Wednesday, April 30, 2008
The loss-culpability connection (or disconnect) in white-collar sentencing
Especially in the federal sentencing system, where the (now advisory) guidelines place so much emphasis on the concept of "loss," the relationship in white-collar sentencing cases between loss amounts and criminal culpability is an extremely important and largely under-examined topic in much of the caselaw and commentary. Fortunately, a soon-to-be-available new issue of the Federal Sentencing Reporter will be examining these issues at some length. And, even before this FSR issue becomes available, a new decision from the First Circuit, US v. Innarelli, No. 06-2400 (1st Cir. Apr. 29, 2008) (available here), addresses these matters briefly. As noted by AL&P, Innarelli covers lots of issues, but this passage struck me as especially notable:
[W]e focus our loss inquiry for purposes of determining a defendant's offense level on the objectively reasonable expectation of a person in his position at the time he perpetrated the fraud, not on his subjective intentions or hopes. Moreover, as already noted, it is immaterial that many of the victims actually incurred no loss. As the district court aptly stated, "[l]oss in a fraud case is a yardstick for moral culpability." Where, as here, the defendant reasonably should have expected that loss would result, he can and generally should be punished more severely to account for his greater level of moral culpability, even where the victim has managed to make money in spite of the fraud.

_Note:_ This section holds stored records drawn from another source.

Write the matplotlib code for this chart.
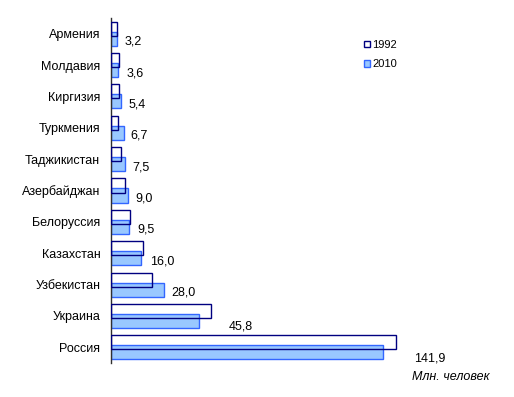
import matplotlib
matplotlib.use('Agg')
import matplotlib.pyplot as plt
from matplotlib.patches import Patch
import numpy as np

plt.rcParams['font.family'] = ['Liberation Sans', 'DejaVu Sans']

countries = ['Армения', 'Молдавия', 'Киргизия', 'Туркмения', 'Таджикистан',
             'Азербайджан', 'Белоруссия', 'Казахстан', 'Узбекистан', 'Украина', 'Россия']
pop_1992 = [3.5, 4.4, 4.5, 3.9, 5.5, 7.7, 10.2, 16.9, 21.5, 52.1, 148.7]
pop_2010 = [3.2, 3.6, 5.4, 6.7, 7.5, 9.0, 9.5, 16.0, 28.0, 45.8, 141.9]
labels_2010 = ['3,2', '3,6', '5,4', '6,7', '7,5', '9,0', '9,5', '16,0', '28,0', '45,8', '141,9']

W, H = 514, 397
fig = plt.figure(figsize=(W / 100, H / 100), dpi=100)
ax = fig.add_axes([110.7 / W, 1 - 363 / H, (500 - 110.7) / W, (363 - 18) / H])

y = np.arange(len(countries))
bar_h = 0.45
shift = 0.16

navy = '#000080'
fill_2010 = '#99c8ff'
edge_2010 = '#3366ff'

ax.barh(y + shift, pop_2010, height=bar_h, color=fill_2010, edgecolor=edge_2010,
        linewidth=1, zorder=2)
ax.barh(y - shift, pop_1992, height=bar_h, facecolor='none', edgecolor=navy,
        linewidth=1, zorder=3)

# value labels sit a bit below the 2010 bar, past the longer of the two bars
for i in range(len(countries)):
    end = max(pop_1992[i], pop_2010[i])
    dx, dy = 7, -3
    if pop_1992[i] - pop_2010[i] > 3:
        dx, dy = 18, -6
    ax.annotate(labels_2010[i], xy=(end, y[i] + shift), xytext=(dx * 0.72, dy * 0.72),
                textcoords='offset points', ha='left', va='center', fontsize=9)

ax.set_xlim(0, (500 - 110.7) / 1.921)
ax.set_ylim(len(countries) - 0.5, -0.5)
ax.set_yticks(y)
ax.set_yticklabels(countries, fontsize=9)
ax.tick_params(axis='y', length=0, pad=7.5)
ax.set_xticks([])
for side in ['top', 'right', 'bottom']:
    ax.spines[side].set_visible(False)
ax.spines['left'].set_color('#303030')
ax.spines['left'].set_linewidth(1)

handles = [Patch(facecolor='white', edgecolor=navy, linewidth=1, label='1992'),
           Patch(facecolor=fill_2010, edgecolor=edge_2010, linewidth=1, label='2010')]
fig.legend(handles=handles, loc='upper left', bbox_to_anchor=(364 / W, 1 - 40 / H),
           frameon=False, fontsize=8, handlelength=0.55, handleheight=0.55,
           handletextpad=0.2, labelspacing=0.85, borderpad=0, borderaxespad=0)

fig.text(489 / W, 1 - 377 / H, 'Млн. человек', ha='right', va='center',
         fontsize=9, style='italic')

fig.savefig('out.png', dpi=100)
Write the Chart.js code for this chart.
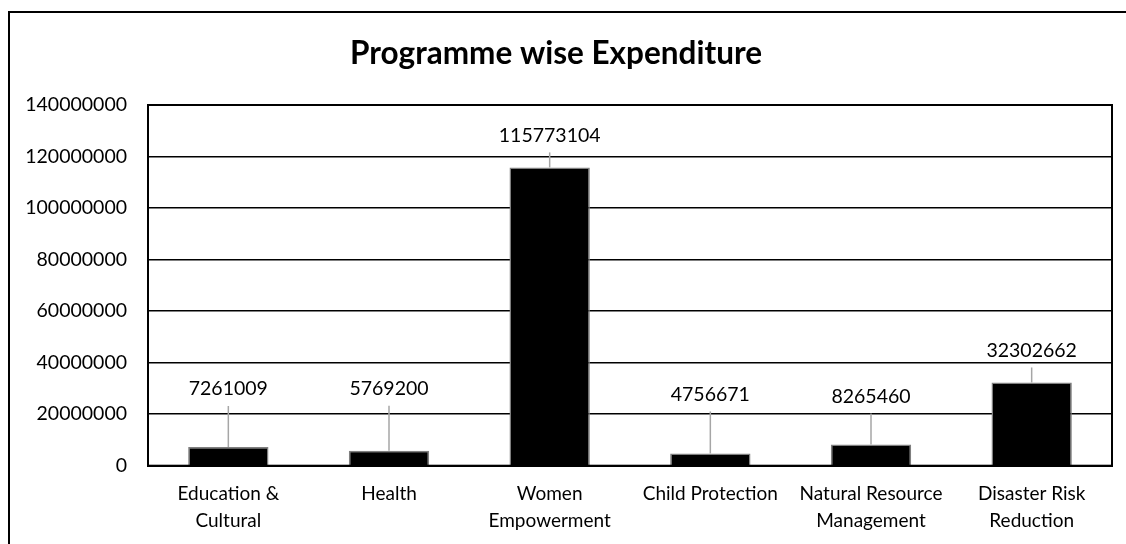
<!DOCTYPE html>
<html>
<head>
<meta charset="utf-8">
<script src="https://cdn.jsdelivr.net/npm/chart.js@4"></script>
<style>
  html, body { margin: 0; padding: 0; background: #fff; }
  #wrap { width: 1126px; height: 544px; }
</style>
</head>
<body>
<div id="wrap"><canvas id="myChart" width="1126" height="544"></canvas></div>
<script>
// chart data
const categories = [
  ["Education &", "Cultural"],
  "Health",
  ["Women", "Empowerment"],
  "Child Protection",
  ["Natural Resource", "Management"],
  ["Disaster Risk", "Reduction"]
];
const expenditure = [7261009, 5769200, 115773104, 4756671, 8265460, 32302662];
const yMin = 0;
const yMax = 140000000;
const yStep = 20000000;

// how far (px) each value label sits above its bar, like the hand-moved excel labels
const labelLift = [58, 62, 32, 59, 48, 32];

const FONT = "Lato, 'Liberation Sans', sans-serif";
const ctx = document.getElementById("myChart");

// outer frame of the chart + plot frame
const framePlugin = {
  id: "frames",
  beforeDraw(chart) {
    const c = chart.ctx;
    c.save();
    c.fillStyle = "#fff";
    c.fillRect(0, 0, chart.width, chart.height);
    c.strokeStyle = "#000";
    c.lineWidth = 2;
    c.strokeRect(9, 12, 1300, 700);
    c.restore();
  },
  afterDatasetsDraw(chart) {
    const a = chart.chartArea;
    const c = chart.ctx;
    c.save();
    c.strokeStyle = "#000";
    c.lineWidth = 2;
    c.strokeRect(a.left, a.top, a.right - a.left, a.bottom - a.top);
    c.restore();
  }
};

// value labels with leader lines
const labelPlugin = {
  id: "valueLabels",
  afterDatasetsDraw(chart) {
    const c = chart.ctx;
    const meta = chart.getDatasetMeta(0);
    c.save();
    c.font = "19.5px " + FONT;
    c.textAlign = "center";
    c.textBaseline = "middle";
    meta.data.forEach((bar, i) => {
      const ly = bar.y - labelLift[i];
      const lineTop = ly + 17;
      if (lineTop < bar.y - 1) {
        c.strokeStyle = "#a6a6a6";
        c.lineWidth = 1.5;
        c.beginPath();
        c.moveTo(bar.x, lineTop);
        c.lineTo(bar.x, bar.y);
        c.stroke();
      }
      c.fillStyle = "#000";
      c.fillText(String(expenditure[i]), bar.x, ly);
    });
    c.restore();
  }
};

new Chart(ctx, {
  type: "bar",
  data: {
    labels: categories,
    datasets: [
      {
        label: "Expenditure",
        data: expenditure,
        backgroundColor: "#000",
        borderColor: "#7f7f7f",
        borderWidth: 1.5,
        barPercentage: 0.5,
        categoryPercentage: 1
      }
    ]
  },
  options: {
    responsive: false,
    animation: false,
    layout: { padding: { left: 0, right: 14, top: 0, bottom: 0 } },
    plugins: {
      legend: { display: false },
      tooltip: { enabled: false },
      title: {
        display: true,
        text: "Programme wise Expenditure",
        color: "#000",
        font: { family: FONT, size: 31.5, weight: "bold", lineHeight: 1.2 },
        padding: { top: 35, bottom: 32.2 }
      }
    },
    scales: {
      x: {
        grid: { display: false, drawTicks: false },
        border: { display: true, color: "#000", width: 2 },
        ticks: {
          color: "#000",
          font: { family: FONT, size: 19, lineHeight: 1.4 },
          padding: 15,
          maxRotation: 0,
          autoSkip: false
        },
        afterFit(scale) { scale.height = 78.3; }
      },
      y: {
        min: yMin,
        max: yMax,
        grid: { color: "#000", lineWidth: 1.5, drawTicks: false },
        border: { display: true, color: "#000", width: 2 },
        ticks: {
          stepSize: yStep,
          color: "#000",
          font: { family: FONT, size: 19.5 },
          padding: 21,
          callback: (v) => String(v)
        },
        afterFit(scale) { scale.width = 148; }
      }
    }
  },
  plugins: [framePlugin, labelPlugin]
});
</script>
</body>
</html>
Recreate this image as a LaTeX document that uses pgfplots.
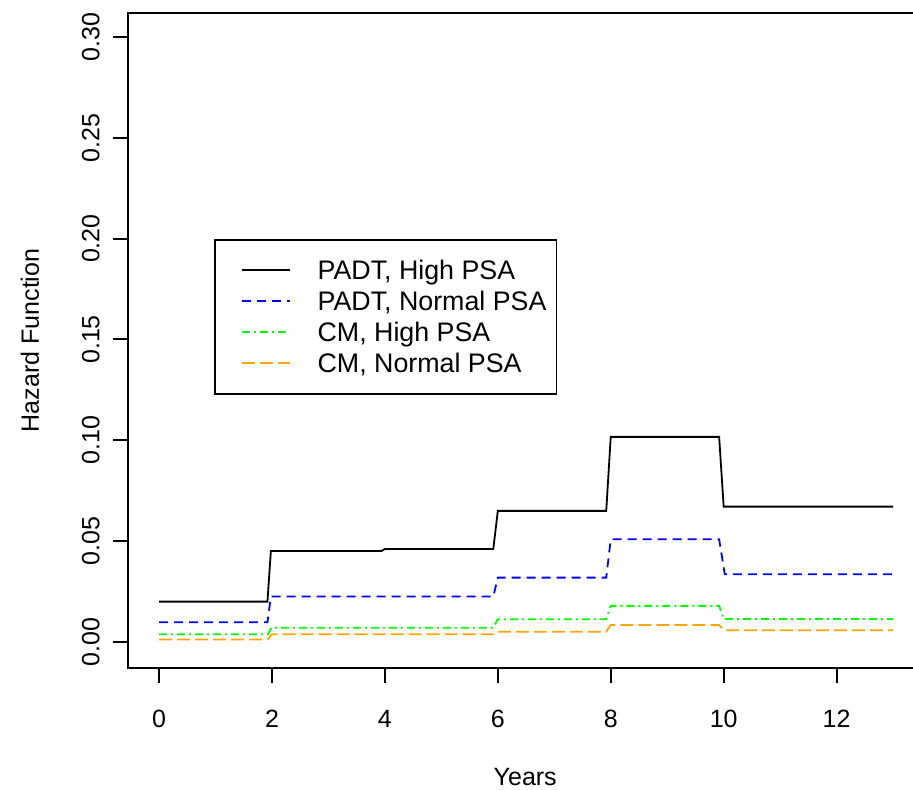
\documentclass[border=0pt]{standalone}
\usepackage{fontspec}
\setmainfont{Liberation Sans}
\usepackage{pgfplots}
\pgfplotsset{compat=1.18}
\definecolor{rblue}{RGB}{0,0,255}
\definecolor{rgreen}{RGB}{0,255,0}
\definecolor{rorange}{RGB}{255,165,0}
\newcommand{\ff}{\fontsize{12.5pt}{15pt}\selectfont}
\newcommand{\lf}{\fontsize{13.4pt}{16pt}\selectfont}
\begin{document}
\begin{tikzpicture}[font=\ff]
\begin{axis}[
  at={(0pt,0pt)}, anchor=south west,
  scale only axis,
  width=397.2pt, height=327.65pt,
  xmin=-0.55, xmax=13.52,
  ymin=-0.0129, ymax=0.3120,
  axis line style={line width=1pt},
  tick style={line width=1pt, black},
  tick align=outside,
  tick pos=left,
  major tick length=7.5pt,
  xtick={0,2,4,6,8,10,12},
  xticklabels={0,2,4,6,8,10,12},
  ytick={0,0.05,0.1,0.15,0.2,0.25,0.3},
  yticklabels={0.00,0.05,0.10,0.15,0.20,0.25,0.30},
  tick label style={font=\ff},
  xticklabel style={anchor=north, inner sep=0pt},
  xticklabel shift=13.5pt,
  yticklabel style={rotate=90, anchor=south, inner sep=0pt},
  yticklabel shift=6.5pt,
  xlabel={Years},
  ylabel={Hazard Function},
  label style={font=\ff},
  xlabel style={at={(axis description cs:0.5,0)}, anchor=center, yshift=-54.5pt, inner sep=0pt},
  ylabel style={at={(axis description cs:0,0.5)}, anchor=center, rotate=0, yshift=49pt, inner sep=0pt},
  legend cell align=left,
  legend image code/.code={\draw[#1] (8pt,0pt) -- (32pt,0pt); \path (0pt,0pt) (45.5pt,0pt);},
  legend style={at={(axis description cs:0.1083,0.6547)}, anchor=north west,
    draw=black, line width=0.8pt, font=\lf,
    inner xsep=5pt, inner ysep=9.25pt, row sep=3.5pt,
    nodes={inner sep=0pt, text height=10.5pt, text depth=1.5pt}},
]
\addplot[black, line width=0.9pt] coordinates {
(0,0.0200) (1.92,0.0200) (1.98,0.0451) (3.94,0.0451) (4.0,0.0461) (5.92,0.0461)
(6.0,0.0650) (7.92,0.0650) (8.0,0.1017) (9.92,0.1017) (10.0,0.0671) (13,0.0671)};
\addlegendentry{PADT, High PSA}
\addplot[rblue, line width=0.9pt, dash pattern=on 4.5pt off 3pt] coordinates {
(0,0.0098) (1.92,0.0098) (1.98,0.0225) (5.92,0.0225) (6.0,0.0319) (7.92,0.0319)
(8.0,0.0509) (9.92,0.0509) (10.02,0.0336) (13,0.0336)};
\addlegendentry{PADT, Normal PSA}
\addplot[rgreen, line width=0.9pt, dash pattern=on 4pt off 2pt on 1pt off 2pt] coordinates {
(0,0.0038) (1.93,0.0038) (1.99,0.0071) (5.92,0.0071) (6.0,0.0113) (7.92,0.0113)
(8.0,0.0179) (9.92,0.0179) (10.0,0.0114) (13,0.0114)};
\addlegendentry{CM, High PSA}
\addplot[rorange, line width=0.9pt, dash pattern=on 6.5pt off 2.5pt] coordinates {
(0,0.0012) (1.92,0.0012) (2.0,0.0038) (5.92,0.0038) (6.0,0.0051) (7.92,0.0051)
(8.0,0.0084) (9.92,0.0084) (10.0,0.0058) (13,0.0058)};
\addlegendentry{CM, Normal PSA}
\end{axis}
\pgfresetboundingbox
\path[use as bounding box] (-64pt,-61pt) rectangle (392.5pt,334pt);
\end{tikzpicture}
\end{document}
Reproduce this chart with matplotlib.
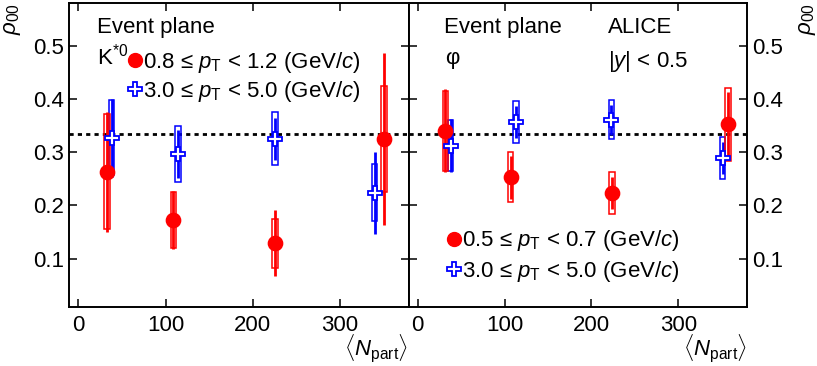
import numpy as np
import matplotlib
matplotlib.use('Agg')
import matplotlib.pyplot as plt
from matplotlib.patches import Rectangle
from matplotlib.lines import Line2D

plt.rcParams['font.family'] = ['Liberation Sans', 'DejaVu Sans']
plt.rcParams['mathtext.fontset'] = 'custom'
plt.rcParams['mathtext.rm'] = 'Liberation Sans'
plt.rcParams['mathtext.it'] = 'Liberation Sans:italic'
plt.rcParams['font.size'] = 16

# K*0, 0.8 <= pT < 1.2
ks_lo_npart = [33, 109, 226, 351]
ks_lo_rho = [0.263, 0.173, 0.129, 0.325]
ks_lo_stat = [0.113, 0.055, 0.062, 0.161]
ks_lo_syst = [0.108, 0.052, 0.046, 0.099]
# K*0, 3.0 <= pT < 5.0
ks_hi_npart = [38, 114, 226, 340]
ks_hi_rho = [0.327, 0.297, 0.325, 0.224]
ks_hi_stat = [0.073, 0.045, 0.040, 0.077]
ks_hi_syst = [0.070, 0.053, 0.050, 0.053]

# phi, 0.5 <= pT < 0.7
phi_lo_npart = [32, 107, 224, 357]
phi_lo_rho = [0.340, 0.253, 0.223, 0.352]
phi_lo_stat = [0.078, 0.040, 0.030, 0.060]
phi_lo_syst = [0.075, 0.047, 0.039, 0.068]
# phi, 3.0 <= pT < 5.0
phi_hi_npart = [38, 113, 223, 351]
phi_hi_rho = [0.312, 0.357, 0.361, 0.289]
phi_hi_stat = [0.050, 0.030, 0.028, 0.030]
phi_hi_syst = [0.048, 0.039, 0.037, 0.040]

box_w = 6.5


def draw_series(ax, x, y, stat, syst, color, marker, mfc):
    for xi, yi, s in zip(x, y, syst):
        ax.add_patch(Rectangle((xi - box_w / 2, yi - s), box_w, 2 * s, fill=False,
                               edgecolor=color, lw=1.1, zorder=3))
    ax.errorbar(x, y, yerr=stat, fmt='none', ecolor=color, elinewidth=2.0, capsize=0, zorder=3)
    ax.plot(x, y, ls='none', marker=marker, ms=10 if marker == 'o' else 9.5,
            mfc=mfc, mec=color, mew=1.3, zorder=4)


fig = plt.figure(figsize=(8.17, 3.66), dpi=100)
ax1 = fig.add_axes([0.0848, 0.162, 0.4152, 0.830])
ax2 = fig.add_axes([0.5, 0.162, 0.4143, 0.830])

for ax in (ax1, ax2):
    ax.set_xlim(-10.5, 379)
    ax.set_ylim(0.01, 0.58)
    ax.axhline(1 / 3, color='black', lw=2.0, ls=(0, (1.5, 1.5)), zorder=2)
    ax.set_xticks([0, 100, 200, 300])
    ax.set_yticks([0.1, 0.2, 0.3, 0.4, 0.5])
    ax.tick_params(direction='in', length=6, width=1.1, top=True, right=True,
                   labelsize=16, pad=4)
    ax.tick_params(axis='x', pad=6)
    for sp in ax.spines.values():
        sp.set_linewidth(1.4)
    ax.set_xlabel(r'$\langle N_{\mathrm{part}}\rangle$', loc='right', fontsize=16, labelpad=-2)

ax1.text(-0.166, 1.0, r'$\rho_{00}$', transform=ax1.transAxes, rotation=90,
         ha='center', va='top', fontsize=16)
ax2.tick_params(labelleft=False, labelright=True)
ax2.text(1.180, 1.0, r'$\rho_{00}$', transform=ax2.transAxes, rotation=90,
         ha='center', va='top', fontsize=16)

draw_series(ax1, ks_hi_npart, ks_hi_rho, ks_hi_stat, ks_hi_syst, 'blue', 'P', 'white')
draw_series(ax1, ks_lo_npart, ks_lo_rho, ks_lo_stat, ks_lo_syst, 'red', 'o', 'red')
draw_series(ax2, phi_hi_npart, phi_hi_rho, phi_hi_stat, phi_hi_syst, 'blue', 'P', 'white')
draw_series(ax2, phi_lo_npart, phi_lo_rho, phi_lo_stat, phi_lo_syst, 'red', 'o', 'red')

ax1.text(0.081, 0.900, 'Event plane', transform=ax1.transAxes, fontsize=16, va='baseline')
ax1.text(0.081, 0.796, r'K$^{*0}$', transform=ax1.transAxes, fontsize=16, va='baseline')
ax2.text(0.106, 0.900, 'Event plane', transform=ax2.transAxes, fontsize=16, va='baseline')
ax2.text(0.108, 0.800, 'φ', transform=ax2.transAxes, fontsize=16, va='baseline')
ax2.text(0.590, 0.900, 'ALICE', transform=ax2.transAxes, fontsize=16, va='baseline')
ax2.text(0.589, 0.790, r'|$y$| < 0.5', transform=ax2.transAxes, fontsize=16, va='baseline')

h_red = Line2D([], [], ls='none', marker='o', ms=10, mfc='red', mec='red')
h_blue = Line2D([], [], ls='none', marker='P', ms=9.5, mfc='white', mec='blue', mew=1.3)

ax1.legend([h_red, h_blue],
           [r'0.8 ≤ $p_{\mathrm{T}}$ < 1.2 (GeV/$c$)', r'3.0 ≤ $p_{\mathrm{T}}$ < 5.0 (GeV/$c$)'],
           loc='upper left', bbox_to_anchor=(0.172, 0.845), frameon=False, fontsize=16,
           handlelength=0.7, handletextpad=0.0, borderpad=0, borderaxespad=0, labelspacing=0.18)
ax2.legend([h_red, h_blue],
           [r'0.5 ≤ $p_{\mathrm{T}}$ < 0.7 (GeV/$c$)', r'3.0 ≤ $p_{\mathrm{T}}$ < 5.0 (GeV/$c$)'],
           loc='upper left', bbox_to_anchor=(0.112, 0.258), frameon=False, fontsize=16,
           handlelength=0.7, handletextpad=0.0, borderpad=0, borderaxespad=0, labelspacing=0.25)

fig.savefig('out.png', dpi=100)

I have no quibble with enhancing a sentence because of a "greater level of moral culpability" reflected in the defendant's "objectively reasonable expectation" of what loss would result from a fraud. The problem I have is that defendants rarely get the converse sentencing discount when they completely lack a "greater level of moral culpability" but there are large actual loss amounts that were never intended or even objectively reasonable to expect as a result of a questionable and perhaps fraudulent business decision.